市庁舎となったのは、1544年からで、その時に改築され、熟練マイスターの技が木組み建築芸術の最高峰を達成したといわれる。とにかく一度この市庁舎の前に立ってみたい。童話の世界に迷い込んだような気分になること請け合いだ。
見所満載の旧市街
市庁舎の左を歩いていくと、ヴェルニゲローデ城へ行くビンメルバーンの発着所に行き着く。この広場オーバープァルキルヒホーフにある花時計の横の家13番は、お勧め観光スポットのひとつ傾いた家だ。この家に見られる水車はタイヒミューレと呼ばれ、17世紀につくられたものとか。水車用の水路の水により礎石が崩れて、家の一部が沈降し、傾いてしまったという。
旧市街のコッホ通り43番は、ヴェルニゲローデで一番小さい家。
18世紀に建てられたバロック風の木組みつくりの家が立ち並ぶコッホ通りは、職人の住んでいた通りだった。この小さな家は、軒までの高さが4.2メートル、幅が2.95メートル、ドアの高さはわずか1.7メートル。10平方メートルの内部は、日本式の1階にキッチン、2階にリビング、屋根裏に寝室があった。この家の両隣りの家が既に建っており、その隙間を埋めるかのように建てられたのがこの家という。
この家では、7人の子どもと共に計9人で生活していた郵便局員家族や、11人一緒に過ごした家族もいたというから驚きだ。
旧市街の中心・ブライテ通りの72番にあるのが、木造建築として欧州で例を見ないほど素晴らしいといわれる家「クルンメルシェス・ハウス」。この家の壁にはバロック芸術のレリーフ彫刻がいたるところに施されており、ブライテ通りでも際立って美しい装飾だ。
ブライテ通りを歩いていると、店のあちこちに魔女人形が目に入る。ドイツでは全国各地に魔女伝説があり、ここヴェルニゲローデでは、4月30日から5月1日に行われる「ヴァルプルギスの夜」が有名だ。
ヴァルプルギスの夜は伝説として伝えられてきたが、19世紀後半になり、春の到来を喜ぶ祭りとして開催されるようになった。 ゲーテの「ファウスト」の中で、ヴァルプルギスの夜が登場する。
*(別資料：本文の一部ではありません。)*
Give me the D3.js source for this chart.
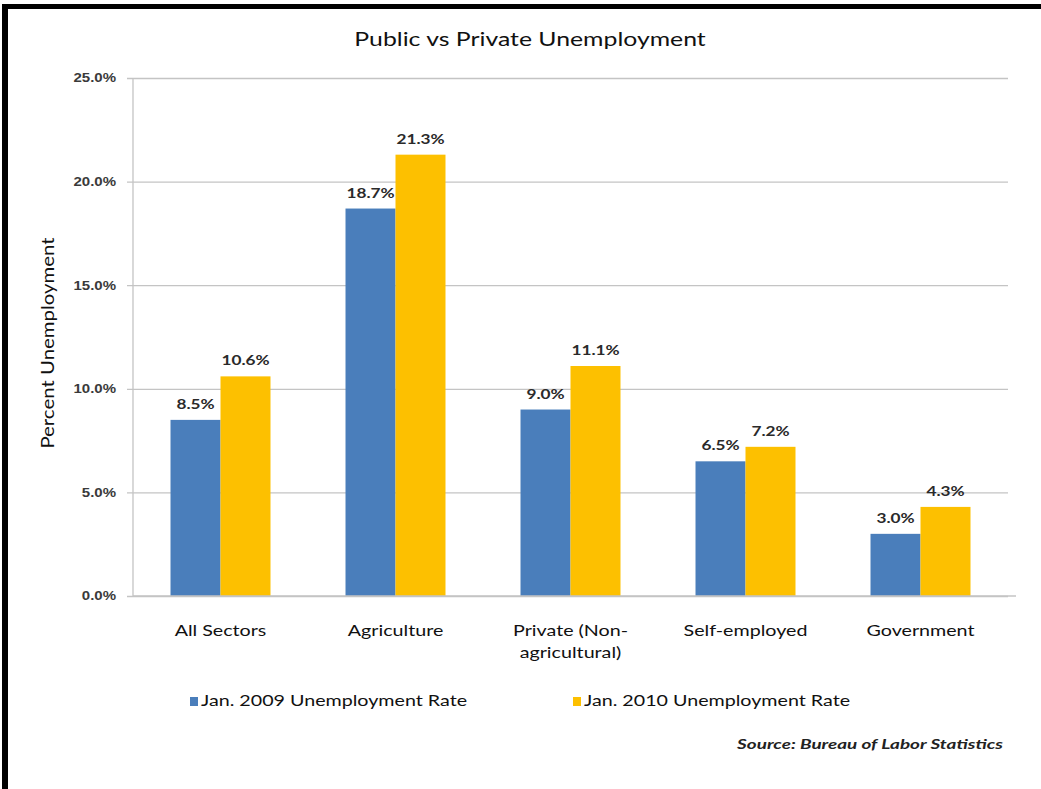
<!DOCTYPE html>
<html>
<head>
<meta charset="utf-8">
<script src="https://cdn.jsdelivr.net/npm/d3@7"></script>
<style>
  html, body { margin: 0; padding: 0; background: #fff; }
  svg { display: block; font-family: Lato, "Open Sans", sans-serif; }
</style>
</head>
<body>
<div id="chart"></div>
<script>
/* ── data ─────────────────────────────────────────── */
const categories = [["All Sectors"], ["Agriculture"], ["Private (Non-", "agricultural)"], ["Self-employed"], ["Government"]];
const series = ["Jan. 2009 Unemployment Rate", "Jan. 2010 Unemployment Rate"];
const rate2009 = [8.5, 18.7, 9.0, 6.5, 3.0];
const rate2010 = [10.6, 21.3, 11.1, 7.2, 4.3];
const yTicks = [0, 5, 10, 15, 20, 25];
const colors = ["#4a7ebb", "#fdc000"];

/* ── layout ───────────────────────────────────────── */
const W = 1041, H = 789;
const plot = { left: 133, right: 1008, top: 78, bottom: 596 };
const STRETCH = 1.23; // source picture is widened, so its text is too

const svg = d3.select('#chart').append('svg')
  .attr('width', W).attr('height', H);

svg.append('rect').attr('width', W).attr('height', H).attr('fill', '#fff');

// black frame (top + left only, like the cropped screenshot)
svg.append('rect').attr('x', 2).attr('y', 4).attr('width', W).attr('height', 5).attr('fill', '#000');
svg.append('rect').attr('x', 2).attr('y', 4).attr('width', 6).attr('height', H).attr('fill', '#000');

// text placed at (x,y) and stretched horizontally
function wideText(sel, x, y, s) {
  return sel.append('text')
    .attr('transform', `translate(${x},${y}) scale(${s || STRETCH},1)`);
}

const keys = categories.map(c => c.join(' '));
const x = d3.scaleBand().domain(keys).range([plot.left, plot.right]).paddingInner(0.4286).paddingOuter(0.2143);
const xs = d3.scaleBand().domain([0, 1]).range([0, x.bandwidth()]);
const y = d3.scaleLinear().domain([0, 25]).range([plot.bottom, plot.top]);

// gridlines + y axis
const yAxis = d3.axisLeft(y).tickValues(yTicks).tickFormat(d => d.toFixed(1) + '%')
  .tickSize(-(plot.right - plot.left));
const gy = svg.append('g').attr('transform', `translate(${plot.left},0)`).call(yAxis);
gy.select('.domain').remove();
gy.selectAll('.tick line').attr('stroke', '#c4c4c4').attr('stroke-width', 1.3).attr('x1', -6);
gy.selectAll('.tick text')
  .attr('x', -17 / 1.25).attr('transform', 'scale(1.25,1)')
  .attr('font-size', 12).attr('fill', '#3a3a3a').attr('font-weight', 'bold');
svg.append('line').attr('x1', plot.left).attr('x2', plot.left)
  .attr('y1', plot.top).attr('y2', plot.bottom).attr('stroke', '#c4c4c4').attr('stroke-width', 1.3);

// bars
const rows = categories.map((c, i) => ({ key: keys[i], vals: [rate2009[i], rate2010[i]] }));
const groups = svg.append('g').selectAll('g').data(rows).join('g')
  .attr('transform', d => `translate(${x(d.key)},0)`);

groups.selectAll('rect').data(d => d.vals.map((v, s) => ({ v, s }))).join('rect')
  .attr('x', d => xs(d.s)).attr('width', xs.bandwidth())
  .attr('y', d => y(d.v)).attr('height', d => y(0) - y(d.v))
  .attr('fill', d => colors[d.s]);

groups.selectAll('text.val').data(d => d.vals.map((v, s) => ({ v, s }))).join('text')
  .attr('class', 'val')
  .attr('transform', d => `translate(${xs(d.s) + xs.bandwidth() / 2},${y(d.v) - 11}) scale(${STRETCH},1)`)
  .attr('text-anchor', 'middle').attr('font-size', 14).attr('font-weight', 'bold')
  .attr('fill', '#2a2a2a').text(d => d.v.toFixed(1) + '%');

// baseline
svg.append('line').attr('x1', plot.left).attr('x2', plot.right + 8)
  .attr('y1', plot.bottom).attr('y2', plot.bottom).attr('stroke', '#c4c4c4').attr('stroke-width', 1.3);

// category labels
const cat = svg.append('g').selectAll('text').data(categories).join('text')
  .attr('transform', (d, i) => `translate(${x(keys[i]) + x.bandwidth() / 2},636) scale(${STRETCH},1)`)
  .attr('text-anchor', 'middle').attr('font-size', 16).attr('fill', '#111');
cat.selectAll('tspan').data(d => d).join('tspan')
  .attr('x', 0).attr('dy', (d, i) => i === 0 ? 0 : 22).text(d => d);

// title
wideText(svg, 530, 46, 1.24).attr('text-anchor', 'middle')
  .attr('font-size', 20).attr('fill', '#111').text('Public vs Private Unemployment');

// y axis title
svg.append('text')
  .attr('transform', `translate(54,${(plot.top + plot.bottom) / 2 + 6}) rotate(-90) scale(1.2,1)`)
  .attr('text-anchor', 'middle').attr('font-size', 17).attr('fill', '#111').text('Percent Unemployment');

// legend
const legendX = [190, 573];
const lg = svg.append('g').selectAll('g').data(series).join('g')
  .attr('transform', (d, i) => `translate(${legendX[i]},706)`);
lg.append('rect').attr('x', 0).attr('y', -9).attr('width', 8).attr('height', 9)
  .attr('fill', (d, i) => colors[i]);
lg.append('text').attr('transform', `translate(11,0) scale(${STRETCH},1)`)
  .attr('font-size', 16).attr('fill', '#111').text(d => d);

// source
wideText(svg, 1003, 749, 1.35).attr('text-anchor', 'end')
  .attr('font-size', 14).attr('font-style', 'italic').attr('font-weight', 'bold')
  .attr('fill', '#222').text('Source: Bureau of Labor Statistics');
</script>
</body>
</html>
ファウスト博士は悪魔メフィストと「あの世での魂の服従をする」と契約を結び、魔女の祭典「ヴァルプルギスの夜」へと繰り出し、饗宴に酔いしびれたという。そんな背景から、ヴァルプルギスの夜の知名度が一気に上がった。
さて、魔女といえば、皆さんどんなイメージを抱くのでしょう。漫画にでてくるかわいい魔女、それともグリム童話「ヘンゼルとグレーテル」に登場するような怖い魔女ですか。現在日本では「魔女の秘密展」が本年3月より開催されており、今後新潟、名古屋と続く。
私事ですが、この秘密展のドイツ・コーディネートを担当させていただいた。この機会に、知らざれるドイツ・欧州の魔女の歴史を探ってみてはいかがか。